同人文芸についてあれこれと、同人文芸からどこかへあれこれ。

 「同人」の独自的な価値はどこにあるのでしょうか。夏、冬と行われるコミックマーケットに参加したことで、少しぼくはそんなことを考えるようになりました。コミックマーケットはよく「オタクの祭典」と言われますが*1、参加者はむしろ「マニア」であって「オタク」ではない*2、という人達も多く参加しています。たとえば、三日目の批評ブースの近くには「法律」というカテゴリがあり、そこでは多くの人が「国際法です!」と叫びながらものを売っていました。また、英語の漫画教材も売ってましたね。そういえば。

 前回冬のコミックマーケットでは、同時開催で「超多様性市場としてのコミケ」というテーマでシンポジウムが開かれました。残念ながら見に行っていないので、内容について何かをいうことはできませんが、「超多様性」という言葉は、まさにあの会場に並んでいるときさえ納得できるものでしょう。

 前回のエントリで、秋葉原市庁舎の、二階と一階との温度差を僕は「何かを象徴しているようだ」と形容しました。何を象徴しているのでしょう。
 それをを一言で、簡単に言うことはできません。そのための準備が、まだできていません。けれども、その感じはなんとか減らしたいと思っています。コミティアが、超大手とそれ以外の二極に分離しつつあるという話や、文学フリマを「サークル打ち」で来ると宣言する批評家の言葉を悲しく思うのは、どこかで「人が集まるイベント」がただの書店や珍しいものが買えるだけの場所になっているような気がするからです。

 多くの人があつまるのだから、そこにはお互いが許しあえないようなことも、敵対することもあるでしょう。
 けれども、まだここにはコミュニケーションが足りない。お互い仲良くしろとは思わないし言えないけれど、インターネットで同人誌が買える/見れる社会の中で、「人が集まること」の意味を考えなければならない、と思うのです。*3それはある方向に行けば教育の問題だろうし、別の方向では「オタク論」の問題圏でしょう。別の人たちにとって文壇の衰滅を象徴する事態であるかもしれません。

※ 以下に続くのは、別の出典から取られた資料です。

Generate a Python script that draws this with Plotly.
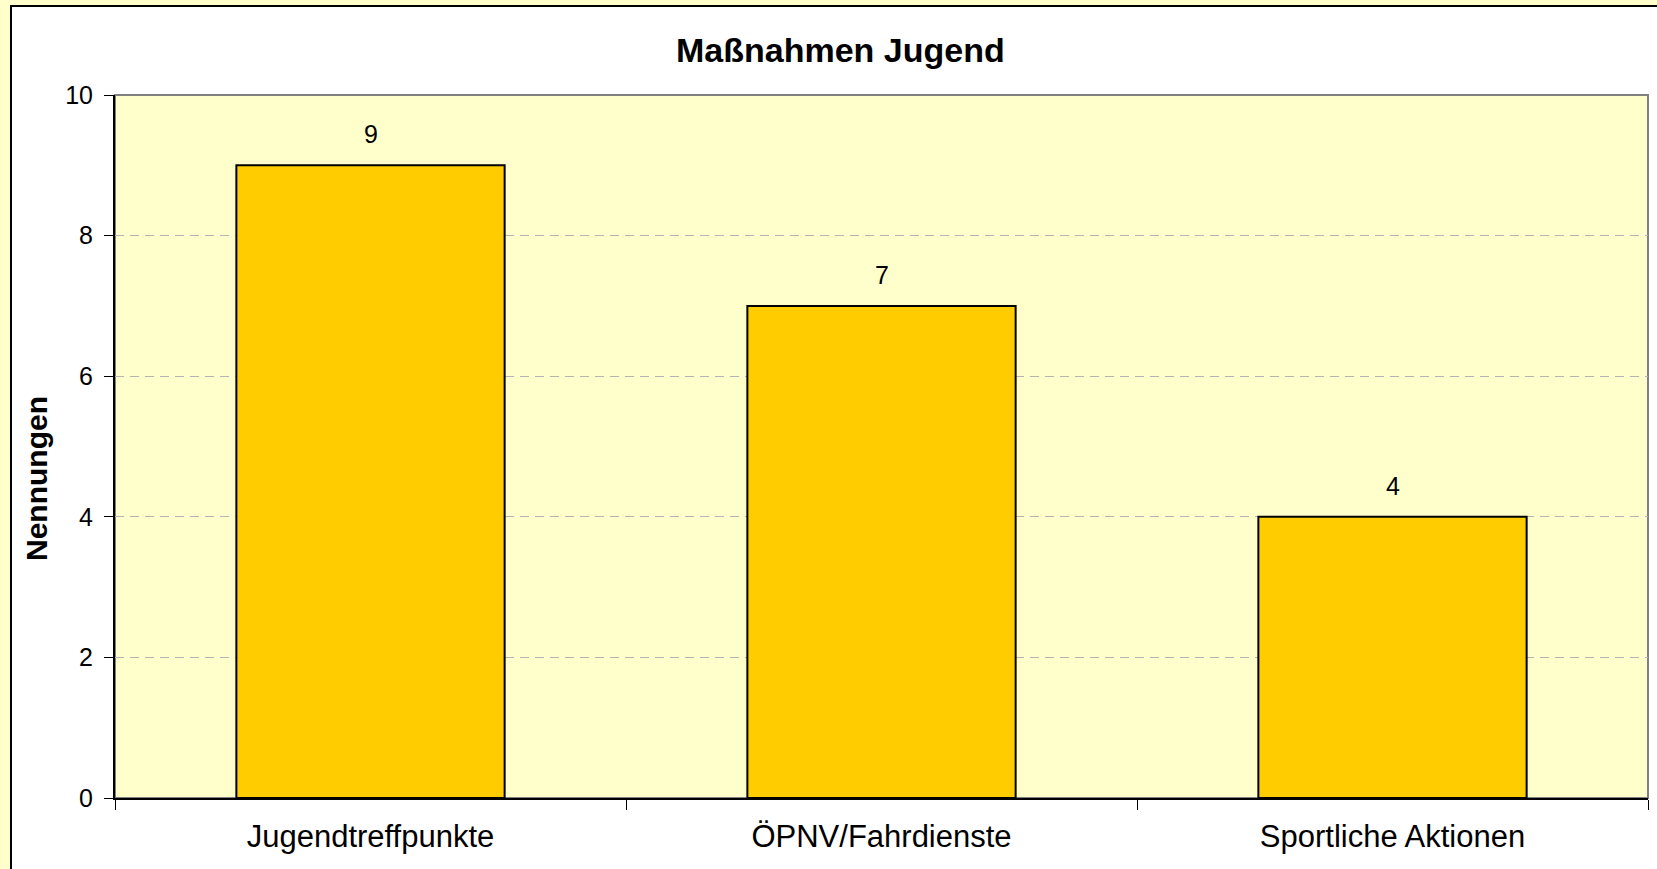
import plotly.graph_objects as go

categories = ["Jugendtreffpunkte", "ÖPNV/Fahrdienste", "Sportliche Aktionen"]
values = [9, 7, 4]
y_ticks = [0, 2, 4, 6, 8, 10]
title_text = "Maßnahmen Jugend"
y_title = "Nennungen"

W, H = 1657, 869
ML, MR, MT, MB = 115, 9, 95, 71
PW = W - ML - MR
PH = H - MT - MB


def px_x(p):
    return (p - ML) / PW


def px_y(p):
    return (H - MB - p) / PH


FONT = "Liberation Sans, Arial, sans-serif"

fig = go.Figure()
fig.add_trace(go.Bar(
    x=categories,
    y=values,
    width=0.525,
    marker=dict(color="#FFCC00", line=dict(color="#000000", width=2)),
    hoverinfo="x+y",
))

annotations = []
for c, v in zip(categories, values):
    annotations.append(dict(
        x=c, y=v, xref="x", yref="y", text=str(v), showarrow=False,
        yanchor="middle", yshift=31,
        font=dict(family=FONT, size=25, color="#000000"),
    ))

annotations.append(dict(
    x=px_x(840), y=px_y(50), xref="paper", yref="paper",
    text="<b>" + title_text + "</b>", showarrow=False,
    xanchor="center", yanchor="middle",
    font=dict(family=FONT, size=34, color="#000000"),
))
annotations.append(dict(
    x=px_x(36), y=px_y(479), xref="paper", yref="paper",
    text="<b>" + y_title + "</b>", showarrow=False, textangle=-90,
    xanchor="center", yanchor="middle",
    font=dict(family=FONT, size=30, color="#000000"),
))

shapes = [
    # white chart area with black border
    dict(type="rect", xref="paper", yref="paper",
         x0=px_x(11), x1=px_x(W + 40), y0=px_y(H + 40), y1=px_y(6),
         fillcolor="#FFFFFF", line=dict(color="#000000", width=2), layer="below"),
    # plot area background with gray border
    dict(type="rect", xref="paper", yref="paper",
         x0=0, x1=1, y0=0, y1=1,
         fillcolor="#FFFFCC", line=dict(color="#808080", width=2), layer="below"),
]

fig.update_layout(
    width=W, height=H,
    margin=dict(l=ML, r=MR, t=MT, b=MB, pad=0),
    paper_bgcolor="#FFFFCC",
    plot_bgcolor="rgba(0,0,0,0)",
    showlegend=False,
    annotations=annotations,
    shapes=shapes,
    font=dict(family=FONT, color="#000000"),
    xaxis=dict(
        type="category",
        tickson="boundaries",
        ticks="outside", ticklen=10, tickwidth=1, tickcolor="#000000",
        showline=True, linecolor="#000000", linewidth=2,
        showgrid=False,
        tickfont=dict(family=FONT, size=31, color="#000000"),
        ticklabelstandoff=10,
        range=[-0.5, 2.5],
        fixedrange=True,
    ),
    yaxis=dict(
        range=[0, 10],
        tickvals=y_ticks,
        ticks="outside", ticklen=9, tickwidth=1, tickcolor="#000000",
        showline=True, linecolor="#000000", linewidth=2,
        showgrid=True, gridcolor="#B4B4B4", gridwidth=1, griddash="9px,6px",
        zeroline=False,
        tickfont=dict(family=FONT, size=25, color="#000000"),
        ticklabelstandoff=6,
        fixedrange=True,
    ),
)

fig.write_html(
    "out.html",
    config={"displayModeBar": False},
    post_script="document.body.style.margin='0px';document.body.style.overflow='hidden';document.body.style.background='#FFFFCC';",
)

 一時期ネット論壇(?)で文学フリマの独自価値とは何か、どう在るべきかについて議論が交わされたことがありました。具体的にどのサイトで、という挙げ方はしませんけれど、ごく個人的には同人文芸は、ある同じ価値を共有する集団にはなりえないと思っています。多様な考え方をもつ人達が、漠然と「文章(文学)」の名前のもとに集うことができれば、それでいい*4
 だから、同人文芸はまず、仲間たち――文章や批評や小説や活字や、本や何かを愛する人達に――届く活動をすることができます。でもその一方で、もっと広い場所で自分たちの戦いを繰り広げることもできるかもしれません。そして、僕は後者の戦いを選びます。
 ぼくは最近、同人音楽(まだまだ疎い)の人達が「語彙が足りない」という悩みを抱えていることを知りました。(同人音楽.bookプレ版参照。もしかしたらどっかのサイトでまだ買えるかもしれません。)そのツテで、同人音楽.bookには文芸同人の人として参加したのですが、文章から音楽へ、音楽から演劇へ、あるいはもっとそれぞれがそれぞれの技術を必要とする何かへ手を結んでいくことはできるかもしれないと思っています。

*1:考えてみたらどこでそういうフレーズが生まれたのでしょうね

*2:このカテゴライズは東的かもしれません。このあたりの範疇について細かく詮議するのは別の機会にまわします。

*3:そういえば、前回の文学フリマで「アーカイブ騎士団」さんのブースに行ったとき、隣で表紙だけ手作りしている(たぶん「なにもない空」さんだと思われる)の本を買ったんですね。そのとき、表紙は紙は同じなんだけど、その場で適当にタイトルつけていたからタイトルは全部違うんです。全部別の本だと思ったんですが、全部実は一緒と聞いて「蒲田後進国」というタイトルの本を買ったんです。そしたらなにもない空さんが「それじゃ、蒲田後進国もう一冊作ります」って言った瞬間、アーカイブ騎士団の人が「同じタイトルは禁止。これからずっと監視してます」といったんですごい笑ったなぁ。

*4:マーケティングやWeb2.0……というよりなんちゃら2.0の流れの中で、文章が全世界的な文化の中でどういう位置を占めるのか/パイを広げられるのかについて、もうちょっと大規模且徹底的なことも考えていますが、それもまた別の機会に。